● **Your goal**:
Leave out the pictures, then reproduce the rest of the material exactly.
** begin Dataset excerpt **
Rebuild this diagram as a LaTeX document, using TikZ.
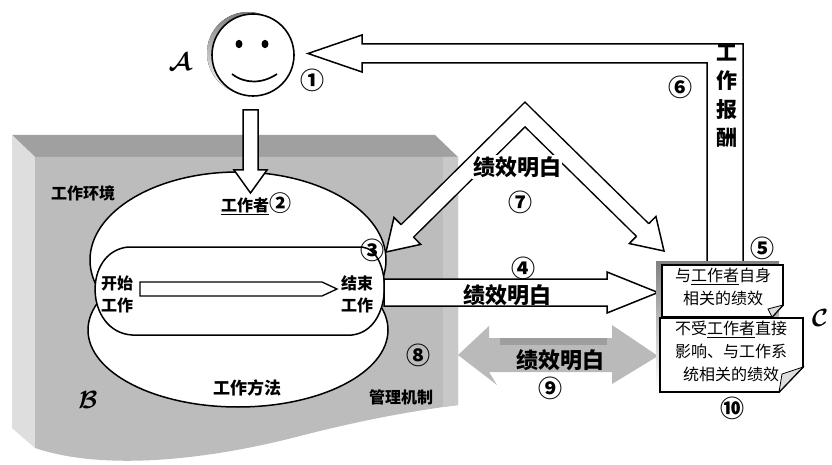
\documentclass[tikz,border=0pt]{standalone}
\usepackage{fontspec}
\usepackage{bm}
\newfontfamily\cjk{Noto Sans CJK SC}
\usetikzlibrary{calc}

\definecolor{bandtop}{RGB}{160,160,160}
\definecolor{bandmain}{RGB}{188,188,188}
\definecolor{bandleft}{RGB}{222,222,222}
\definecolor{bandright}{RGB}{200,200,200}
\definecolor{arrowgrey}{RGB}{186,186,186}
\definecolor{arrowdark}{RGB}{158,158,158}
\definecolor{shade}{RGB}{150,150,150}

% straight hollow block arrow: style, tail, tip, half shaft, half head, head length
\newcommand\blockarrow[6]{%
  \coordinate (ba-h) at ($(#3)!#6!(#2)$);
  \draw[#1] ($(#2)!#4!90:(#3)$) -- ($(ba-h)!#4!90:(#3)$) -- ($(ba-h)!#5!90:(#3)$)
    -- (#3) -- ($(ba-h)!#5!-90:(#3)$) -- ($(ba-h)!#4!-90:(#3)$) -- ($(#2)!#4!-90:(#3)$) -- cycle;
}
% open arrow head sitting on the end of a hollow shaft: base, tip, half shaft, half head
\newcommand\openhead[4]{%
  \fill[white] ($(#1)!#4!90:(#2)$) -- (#2) -- ($(#1)!#4!-90:(#2)$) -- cycle;
  \draw[line width=1.5pt, line join=miter] ($(#1)!#3!90:(#2)$) -- ($(#1)!#4!90:(#2)$)
    -- (#2) -- ($(#1)!#4!-90:(#2)$) -- ($(#1)!#3!-90:(#2)$);
}

\begin{document}
\begin{tikzpicture}[x=1pt,y=-1pt,
  outline/.style={draw=black, line width=1.5pt, fill=white, line join=miter},
  lbl/.style={font=\cjk\bfseries\fontsize{16}{22}\selectfont, inner sep=1pt, align=center},
  big/.style={font=\cjk\bfseries\fontsize{22}{28}\selectfont, inner sep=1pt, align=center},
  num/.style={font=\cjk\bfseries\fontsize{24}{24}\selectfont, inner sep=0pt},
  boxtxt/.style={font=\cjk\fontsize{16}{23}\selectfont, align=center, inner sep=0pt},
  script/.style={font=\fontsize{36}{36}\selectfont, inner sep=0pt}
]
\useasboundingbox (0,0) rectangle (832,465);

% ---- grey bevelled panel (work environment) ----
\fill[bandtop] (12,135) -- (435,135) -- (458,157) -- (35,157) -- cycle;
\fill[bandleft] (12,135) -- (35,157) -- (35,448) -- (12,428) -- cycle;
\fill[bandmain] (35,157) -- (458,157) -- (458,405)
  .. controls (420,410) and (370,418) .. (300,436)
  .. controls (200,462) and (100,470) .. (35,448) -- cycle;
\fill[bandright] (443,157) -- (458,157) -- (458,405) -- (443,407) -- cycle;

% ---- burger: buns and patty ----
\draw[outline] (238,260) ellipse [x radius=148pt, y radius=88pt];
\draw[outline] (238,330) ellipse [x radius=150pt, y radius=77pt];
\draw[outline] (128,247) -- (362,247) .. controls (392,250) and (395,330) .. (352,335)
  -- (132,335) .. controls (85,332) and (82,252) .. (128,247) -- cycle;

% ---- face ----
\fill[shade] (248,53) circle (41pt);
\node[circle, draw, line width=1.6pt, fill=white, minimum size=82pt, inner sep=0pt] (face) at (253,55) {};
\fill (239,44) ellipse [x radius=3.5pt, y radius=4.2pt];
\fill (265,44) ellipse [x radius=3.5pt, y radius=4.2pt];
\draw[line width=1.7pt] (232,74) .. controls (245,84) and (262,84) .. (277,74);
\node[script] (la) at (180,62) {$\bm{\mathcal{A}}$};
\node[num] (n1) at (312,80) {①};

% ---- connectors ----
\coordinate (downtail) at (250.5,110);
\coordinate (downtip) at (250.5,193);
\blockarrow{outline}{downtail}{downtip}{7.5pt}{16.5pt}{23pt}

\coordinate (innertail) at (140,289);
\coordinate (innertip) at (337,289);
\draw[outline, line width=1.3pt] (140,282) -- (322,282) -- (innertip) -- (322,296) -- (140,296) -- cycle;

\coordinate (fourtail) at (384,292.5);
\coordinate (fourtip) at (658,292.5);
\blockarrow{outline}{fourtail}{fourtip}{13.5pt}{20.5pt}{51pt}

% double grey arrow
\coordinate (ninel) at (458,355);
\coordinate (niner) at (658,356);
\fill[arrowgrey] (ninel) -- (489,326) -- (489,338) -- (612,338) -- (612,325) -- (niner)
  -- (612,384) -- (612,372) -- (489,372) -- (497,385) -- cycle;
\fill[arrowdark] (500,338) rectangle (607,345);

% reward arrow back to the face
\coordinate (rewtip) at (308,53.5);
\draw[outline] (707,265) -- (707,63) -- (362,63) -- (362,72) -- (rewtip) -- (362,35)
  -- (362,44) -- (743,44) -- (743,265);

% feedback arrow with two heads
\coordinate (apex) at (525,114.5);
\coordinate (tipl) at (386,252);
\coordinate (tipr) at (664,251);
\coordinate (hl) at ($(tipl)!30pt!(apex)$);
\coordinate (hr) at ($(tipr)!30pt!(apex)$);
\draw[line width=19pt, line join=miter] (hl) -- (apex) -- (hr);
\draw[white, line width=16pt, line join=miter] (hl) -- (apex) -- (hr);
\openhead{hl}{tipl}{8.75pt}{19pt}
\openhead{hr}{tipr}{8.75pt}{19pt}

% ---- performance boxes ----
\fill[shade] (656,261) rectangle (779,388);
\draw[outline, line width=1.8pt] (662,265) -- (783,265) -- (783,305) -- (772,317) -- (662,317) -- cycle;
\filldraw[fill=bandleft, line width=0.8pt] (772,317) -- (783,305) -- (768,309) -- cycle;
\draw[outline, line width=1.8pt] (660,318) -- (803,318) -- (803,367) -- (779,392) -- (660,392) -- cycle;
\filldraw[fill=bandleft, line width=0.8pt] (779,392) -- (803,367) -- (782,374) -- cycle;

\node[boxtxt] (own) at (723,287) {与\underline{工作者}自身\\相关的绩效};
\node[boxtxt] (sys) at (731,351) {不受\underline{工作者}直接\\影响、与工作系\\统相关的绩效};
\node[num] (n10) at (732,408) {⑩};
\node[num] (n5) at (762,248) {⑤};
\node[script] (lc) at (820,318) {$\bm{\mathcal{C}}$};

% ---- labels ----
\node[lbl] (env) at (83,193) {工作环境};
\node[lbl] (worker) at (256,204) {\underline{工作者}{\fontsize{22}{22}\selectfont ②}};
\node[num] (n3) at (372,250) {③};
\node[lbl] (start) at (117,294) {开始\\工作};
\node[lbl] (finish) at (357,294) {结束\\工作};
\node[lbl, font=\cjk\bfseries\fontsize{17}{20}\selectfont] (method) at (247,388) {工作方法};
\node[lbl] (mgmt) at (401,397) {管理机制};
\node[num] (n8) at (418,355) {⑧};
\node[script] (lb) at (88,400) {$\bm{\mathcal{B}}$};

\node[big] (t4) at (507,295) {绩效明白};
\node[num] (n4) at (523,268) {④};
\node[big, fill=white] (t7) at (517,167) {绩效明白};
\node[num] (n7) at (520,202) {⑦};
\node[num] (n6) at (680,87) {⑥};
\node[big, font=\cjk\bfseries\fontsize{21}{28.5}\selectfont] (reward) at (727,96) {工\\作\\报\\酬};
\node[big] (t9) at (560,360) {绩效明白};
\node[num] (n9) at (550,388) {⑨};
\end{tikzpicture}
\end{document}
** end Dataset excerpt **
● **Solution**:
Rebuild this diagram as a LaTeX document, using TikZ.
\documentclass[tikz,border=0pt]{standalone}
\usepackage{fontspec}
\usepackage{bm}
\newfontfamily\cjk{Noto Sans CJK SC}
\usetikzlibrary{calc}

\definecolor{bandtop}{RGB}{160,160,160}
\definecolor{bandmain}{RGB}{188,188,188}
\definecolor{bandleft}{RGB}{222,222,222}
\definecolor{bandright}{RGB}{200,200,200}
\definecolor{arrowgrey}{RGB}{186,186,186}
\definecolor{arrowdark}{RGB}{158,158,158}
\definecolor{shade}{RGB}{150,150,150}

% straight hollow block arrow: style, tail, tip, half shaft, half head, head length
\newcommand\blockarrow[6]{%
  \coordinate (ba-h) at ($(#3)!#6!(#2)$);
  \draw[#1] ($(#2)!#4!90:(#3)$) -- ($(ba-h)!#4!90:(#3)$) -- ($(ba-h)!#5!90:(#3)$)
    -- (#3) -- ($(ba-h)!#5!-90:(#3)$) -- ($(ba-h)!#4!-90:(#3)$) -- ($(#2)!#4!-90:(#3)$) -- cycle;
}
% open arrow head sitting on the end of a hollow shaft: base, tip, half shaft, half head
\newcommand\openhead[4]{%
  \fill[white] ($(#1)!#4!90:(#2)$) -- (#2) -- ($(#1)!#4!-90:(#2)$) -- cycle;
  \draw[line width=1.5pt, line join=miter] ($(#1)!#3!90:(#2)$) -- ($(#1)!#4!90:(#2)$)
    -- (#2) -- ($(#1)!#4!-90:(#2)$) -- ($(#1)!#3!-90:(#2)$);
}

\begin{document}
\begin{tikzpicture}[x=1pt,y=-1pt,
  outline/.style={draw=black, line width=1.5pt, fill=white, line join=miter},
  lbl/.style={font=\cjk\bfseries\fontsize{16}{22}\selectfont, inner sep=1pt, align=center},
  big/.style={font=\cjk\bfseries\fontsize{22}{28}\selectfont, inner sep=1pt, align=center},
  num/.style={font=\cjk\bfseries\fontsize{24}{24}\selectfont, inner sep=0pt},
  boxtxt/.style={font=\cjk\fontsize{16}{23}\selectfont, align=center, inner sep=0pt},
  script/.style={font=\fontsize{36}{36}\selectfont, inner sep=0pt}
]
\useasboundingbox (0,0) rectangle (832,465);

% ---- grey bevelled panel (work environment) ----
\fill[bandtop] (12,135) -- (435,135) -- (458,157) -- (35,157) -- cycle;
\fill[bandleft] (12,135) -- (35,157) -- (35,448) -- (12,428) -- cycle;
\fill[bandmain] (35,157) -- (458,157) -- (458,405)
  .. controls (420,410) and (370,418) .. (300,436)
  .. controls (200,462) and (100,470) .. (35,448) -- cycle;
\fill[bandright] (443,157) -- (458,157) -- (458,405) -- (443,407) -- cycle;

% ---- burger: buns and patty ----
\draw[outline] (238,260) ellipse [x radius=148pt, y radius=88pt];
\draw[outline] (238,330) ellipse [x radius=150pt, y radius=77pt];
\draw[outline] (128,247) -- (362,247) .. controls (392,250) and (395,330) .. (352,335)
  -- (132,335) .. controls (85,332) and (82,252) .. (128,247) -- cycle;

% ---- face ----
\fill[shade] (248,53) circle (41pt);
\node[circle, draw, line width=1.6pt, fill=white, minimum size=82pt, inner sep=0pt] (face) at (253,55) {};
\fill (239,44) ellipse [x radius=3.5pt, y radius=4.2pt];
\fill (265,44) ellipse [x radius=3.5pt, y radius=4.2pt];
\draw[line width=1.7pt] (232,74) .. controls (245,84) and (262,84) .. (277,74);
\node[script] (la) at (180,62) {$\bm{\mathcal{A}}$};
\node[num] (n1) at (312,80) {①};

% ---- connectors ----
\coordinate (downtail) at (250.5,110);
\coordinate (downtip) at (250.5,193);
\blockarrow{outline}{downtail}{downtip}{7.5pt}{16.5pt}{23pt}

\coordinate (innertail) at (140,289);
\coordinate (innertip) at (337,289);
\draw[outline, line width=1.3pt] (140,282) -- (322,282) -- (innertip) -- (322,296) -- (140,296) -- cycle;

\coordinate (fourtail) at (384,292.5);
\coordinate (fourtip) at (658,292.5);
\blockarrow{outline}{fourtail}{fourtip}{13.5pt}{20.5pt}{51pt}

% double grey arrow
\coordinate (ninel) at (458,355);
\coordinate (niner) at (658,356);
\fill[arrowgrey] (ninel) -- (489,326) -- (489,338) -- (612,338) -- (612,325) -- (niner)
  -- (612,384) -- (612,372) -- (489,372) -- (497,385) -- cycle;
\fill[arrowdark] (500,338) rectangle (607,345);

% reward arrow back to the face
\coordinate (rewtip) at (308,53.5);
\draw[outline] (707,265) -- (707,63) -- (362,63) -- (362,72) -- (rewtip) -- (362,35)
  -- (362,44) -- (743,44) -- (743,265);

% feedback arrow with two heads
\coordinate (apex) at (525,114.5);
\coordinate (tipl) at (386,252);
\coordinate (tipr) at (664,251);
\coordinate (hl) at ($(tipl)!30pt!(apex)$);
\coordinate (hr) at ($(tipr)!30pt!(apex)$);
\draw[line width=19pt, line join=miter] (hl) -- (apex) -- (hr);
\draw[white, line width=16pt, line join=miter] (hl) -- (apex) -- (hr);
\openhead{hl}{tipl}{8.75pt}{19pt}
\openhead{hr}{tipr}{8.75pt}{19pt}

% ---- performance boxes ----
\fill[shade] (656,261) rectangle (779,388);
\draw[outline, line width=1.8pt] (662,265) -- (783,265) -- (783,305) -- (772,317) -- (662,317) -- cycle;
\filldraw[fill=bandleft, line width=0.8pt] (772,317) -- (783,305) -- (768,309) -- cycle;
\draw[outline, line width=1.8pt] (660,318) -- (803,318) -- (803,367) -- (779,392) -- (660,392) -- cycle;
\filldraw[fill=bandleft, line width=0.8pt] (779,392) -- (803,367) -- (782,374) -- cycle;

\node[boxtxt] (own) at (723,287) {与\underline{工作者}自身\\相关的绩效};
\node[boxtxt] (sys) at (731,351) {不受\underline{工作者}直接\\影响、与工作系\\统相关的绩效};
\node[num] (n10) at (732,408) {⑩};
\node[num] (n5) at (762,248) {⑤};
\node[script] (lc) at (820,318) {$\bm{\mathcal{C}}$};

% ---- labels ----
\node[lbl] (env) at (83,193) {工作环境};
\node[lbl] (worker) at (256,204) {\underline{工作者}{\fontsize{22}{22}\selectfont ②}};
\node[num] (n3) at (372,250) {③};
\node[lbl] (start) at (117,294) {开始\\工作};
\node[lbl] (finish) at (357,294) {结束\\工作};
\node[lbl, font=\cjk\bfseries\fontsize{17}{20}\selectfont] (method) at (247,388) {工作方法};
\node[lbl] (mgmt) at (401,397) {管理机制};
\node[num] (n8) at (418,355) {⑧};
\node[script] (lb) at (88,400) {$\bm{\mathcal{B}}$};

\node[big] (t4) at (507,295) {绩效明白};
\node[num] (n4) at (523,268) {④};
\node[big, fill=white] (t7) at (517,167) {绩效明白};
\node[num] (n7) at (520,202) {⑦};
\node[num] (n6) at (680,87) {⑥};
\node[big, font=\cjk\bfseries\fontsize{21}{28.5}\selectfont] (reward) at (727,96) {工\\作\\报\\酬};
\node[big] (t9) at (560,360) {绩效明白};
\node[num] (n9) at (550,388) {⑨};
\end{tikzpicture}
\end{document}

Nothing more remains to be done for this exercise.